DX: 2009 watched new faces blow up the map from Toronto, Cleveland, Washington DC. Then you’ve got rappers like Freddie Gibbs and X.V. from crazy markets. From what you witnessed a few years ago to now, how do you feel? Also, when you look at that peer-group, how do you distinguish yourself these days?
Wiz Khalifa: It just really makes it better for me, f’real. I try to not too much think about it because I never thought about it before – the fact that I’m just from Pittsburgh and nobody else is anywhere else, but it’s just like you said, proves what we’ve been knowing for a long time and that good music is whats gonna come around and change everything. And I think that cats like us, we went through it for the amount of years that we went through it and not getting no shine and not really getting no respect, just dealing with it and you know now that its here it’s like “Okay, cool, cool.” That’s just gonna make it easier for the next cat after us from our cities and from our areas to really just come out and for people to embrace it, so for me is a good thing and I’m happy that I’ve been able to go through the glass and go through the struggle just so somebody else can come out way easier because its out here for all of us. Like you said, an artist from Pittsburgh, an artist from Indiana like Freddie Gibbs or X.V., he’s from [Kansas] or something crazy like that, like dudes is just coming out from anywhere and its just good music that people are latching on to so in the end that’s what it’s all about anyway.

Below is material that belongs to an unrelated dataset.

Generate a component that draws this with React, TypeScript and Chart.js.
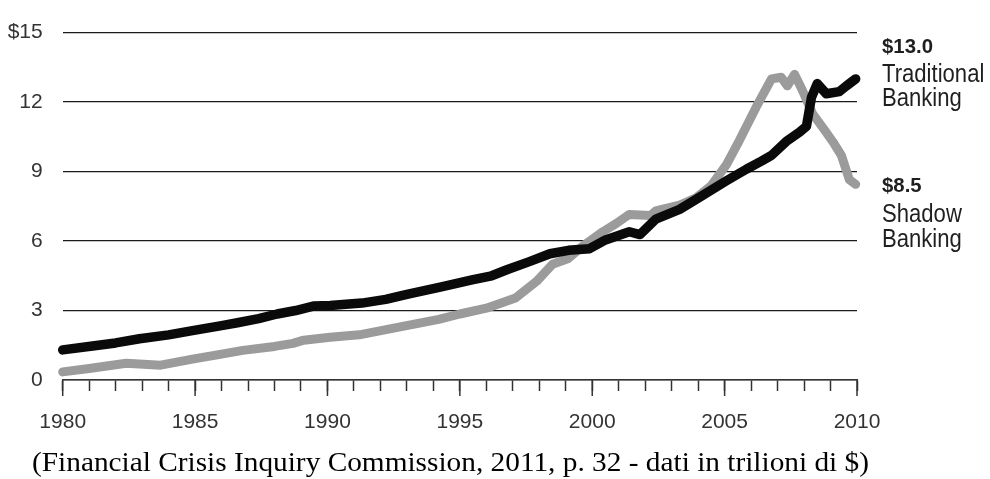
import React, { useEffect, useRef } from 'react';
import { Chart, registerables } from 'chart.js';

Chart.register(...registerables);

// Traditional banking liabilities (trillions of $)
const tradYears = [
  1980.0, 1981.2, 1982.0, 1982.9, 1984.0, 1984.9, 1986.0, 1986.6, 1987.4, 1988.1,
  1988.8, 1989.5, 1990.1, 1991.3, 1992.2, 1993.0, 1994.3, 1995.5, 1996.2, 1996.8,
  1997.6, 1998.4, 1999.1, 1999.9, 2000.5, 2001.4, 2001.8, 2002.4, 2003.3, 2004.0,
  2005.07, 2005.82, 2006.39, 2006.77, 2007.33, 2007.83, 2008.09, 2008.28, 2008.5, 2008.84,
  2009.33, 2009.6, 2009.95,
];
const tradValues = [
  1.3, 1.48, 1.6, 1.78, 1.95, 2.13, 2.35, 2.47, 2.65, 2.85,
  3.0, 3.2, 3.22, 3.32, 3.48, 3.7, 4.02, 4.33, 4.5, 4.77,
  5.1, 5.45, 5.6, 5.67, 6.05, 6.4, 6.28, 6.95, 7.37, 7.85,
  8.6, 9.1, 9.45, 9.7, 10.3, 10.7, 10.95, 12.2, 12.8, 12.36,
  12.45, 12.7, 13.0,
];

// Shadow banking liabilities (trillions of $)
const shadowYears = [
  1980.0, 1981.0, 1982.4, 1983.7, 1984.9, 1986.0, 1986.8, 1988.0, 1988.7, 1989.1,
  1990.1, 1991.2, 1992.6, 1994.2, 1995.0, 1996.0, 1997.1, 1997.9, 1998.5, 1999.1,
  1999.6, 2000.4, 2000.9, 2001.4, 2002.2, 2002.4, 2003.3, 2003.9, 2004.5, 2005.07,
  2005.56, 2006.2, 2006.77, 2007.14, 2007.37, 2007.64, 2007.94, 2008.32, 2008.77, 2009.14,
  2009.41, 2009.71, 2009.95,
];
const shadowValues = [
  0.35, 0.5, 0.72, 0.64, 0.9, 1.12, 1.28, 1.45, 1.58, 1.72,
  1.85, 1.95, 2.26, 2.62, 2.85, 3.1, 3.54, 4.26, 5.0, 5.25,
  5.75, 6.4, 6.75, 7.15, 7.1, 7.3, 7.55, 7.85, 8.4, 9.3,
  10.35, 11.8, 13.0, 13.07, 12.7, 13.2, 12.5, 11.5, 10.8, 10.2,
  9.7, 8.65, 8.45,
];

const xLabelYears = [1980, 1985, 1990, 1995, 2000, 2005, 2010];
const yTickValues = [0, 3, 6, 9, 12, 15];
const tradLabel = ['$13.0', 'Traditional', 'Banking'];
const shadowLabel = ['$8.5', 'Shadow', 'Banking'];
const caption = '(Financial Crisis Inquiry Commission, 2011, p. 32 - dati in trilioni di $)';

const SANS = "'Liberation Sans', Arial, sans-serif";
const SERIF = "'Liberation Serif', 'Times New Roman', serif";

function scaledText(ctx: CanvasRenderingContext2D, text: string, x: number, y: number, sx: number) {
  ctx.save();
  ctx.translate(x, y);
  ctx.scale(sx, 1);
  ctx.fillText(text, 0, 0);
  ctx.restore();
}

const annotationPlugin = {
  id: 'annotations',
  afterDraw(chart: any) {
    const ctx = chart.ctx as CanvasRenderingContext2D;
    const xs = chart.scales.x;
    ctx.save();
    // longer ticks every five years
    ctx.strokeStyle = '#333';
    ctx.lineWidth = 1.5;
    xLabelYears.forEach((yr) => {
      const px = xs.getPixelForValue(yr);
      ctx.beginPath();
      ctx.moveTo(px, xs.top);
      ctx.lineTo(px, xs.top + 16);
      ctx.stroke();
    });

    ctx.fillStyle = '#1f1f1f';
    ctx.textAlign = 'left';
    ctx.textBaseline = 'alphabetic';
    const lx = 882;
    ctx.font = `bold 21px ${SANS}`;
    scaledText(ctx, tradLabel[0], lx, 53, 0.97);
    ctx.font = `26px ${SANS}`;
    scaledText(ctx, tradLabel[1], lx, 82, 0.85);
    scaledText(ctx, tradLabel[2], lx, 106, 0.85);

    ctx.font = `bold 21px ${SANS}`;
    scaledText(ctx, shadowLabel[0], lx, 192, 0.97);
    ctx.font = `26px ${SANS}`;
    scaledText(ctx, shadowLabel[1], lx, 222, 0.85);
    scaledText(ctx, shadowLabel[2], lx, 247, 0.85);

    ctx.fillStyle = '#000';
    ctx.textAlign = 'left';
    ctx.font = `27px ${SERIF}`;
    const w = ctx.measureText(caption).width;
    const target = 837;
    scaledText(ctx, caption, 32, 471, target / w);
    ctx.restore();
  },
};

export default function App() {
  const canvasRef = useRef<HTMLCanvasElement | null>(null);

  useEffect(() => {
    if (!canvasRef.current) return;
    const chart = new Chart(canvasRef.current, {
      type: 'line',
      data: {
        datasets: [
          {
            label: 'Traditional Banking',
            data: tradYears.map((x, i) => ({ x, y: tradValues[i] })),
            borderColor: '#0a0a0a',
            borderWidth: 9.5,
            borderCapStyle: 'round',
            borderJoinStyle: 'round',
            pointRadius: 0,
            tension: 0,
            clip: false as any,
          },
          {
            label: 'Shadow Banking',
            data: shadowYears.map((x, i) => ({ x, y: shadowValues[i] })),
            borderColor: '#9b9b9b',
            borderWidth: 9,
            borderCapStyle: 'round',
            borderJoinStyle: 'round',
            pointRadius: 0,
            tension: 0,
            clip: false as any,
          },
        ],
      },
      options: {
        animation: false,
        responsive: false,
        maintainAspectRatio: false,
        events: [],
        layout: { padding: { left: 0, right: 133, top: 28, bottom: 0 } },
        plugins: {
          legend: { display: false },
          tooltip: { enabled: false },
          title: { display: false },
        },
        scales: {
          x: {
            type: 'linear',
            position: 'bottom',
            min: 1980,
            max: 2010,
            afterFit: (scale: any) => {
              scale.height = 99;
            },
            ticks: {
              stepSize: 1,
              autoSkip: false,
              maxRotation: 0,
              padding: 19,
              color: '#333',
              font: { family: SANS, size: 21 },
              callback: (v: any) => (xLabelYears.includes(Number(v)) ? String(v) : ''),
            },
            grid: {
              display: true,
              drawOnChartArea: false,
              drawTicks: true,
              tickLength: 11,
              tickColor: '#333',
              tickWidth: 1.5,
            },
            border: { display: true, color: '#333', width: 1.5 },
          },
          y: {
            type: 'linear',
            min: 0,
            max: 15,
            afterFit: (scale: any) => {
              scale.width = 62.7;
            },
            afterBuildTicks: (scale: any) => {
              scale.ticks = yTickValues.map((v) => ({ value: v }));
            },
            ticks: {
              padding: 20,
              color: '#333',
              font: { family: SANS, size: 21 },
              callback: (v: any) => (Number(v) === 15 ? '$15' : String(v)),
            },
            grid: {
              display: true,
              drawTicks: false,
              color: '#1a1a1a',
              lineWidth: 1.3,
            },
            border: { display: false },
          },
        },
      },
      plugins: [annotationPlugin],
    });
    return () => chart.destroy();
  }, []);

  return (
    <div style={{ position: 'fixed', left: 0, top: 0, width: 990, height: 479, background: '#fff' }}>
      <canvas ref={canvasRef} width={990} height={479} style={{ width: 990, height: 479, display: 'block' }} />
    </div>
  );
}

DX: My last question is the toughest question I’ma ask you. When you popped up on the scene in ’05 the same city we come from, Willie Parker made a big impression on the fans. This year, Rashard Mendenhall has been getting the start. He’s the new guy, you know every time we ever see Wiz, you repping the city with the hats and the shirts and the chain and all that. In your opinion, if you’re Coach Tomlin and we give you the headphones and Aviators, who should start Willie or Mendenhall?
Wiz Khalifa: Imma start Willie [Parker], I mean just ’cause we love Willie. Who doesn’t love Willie? I mean Mendenhall isn’t doing bad though, i’ts not like hes cutting up and just blowing the whole scene for us. If it aint broke don’t fix it, who knows what [Parker] got saved up for the rest of the season.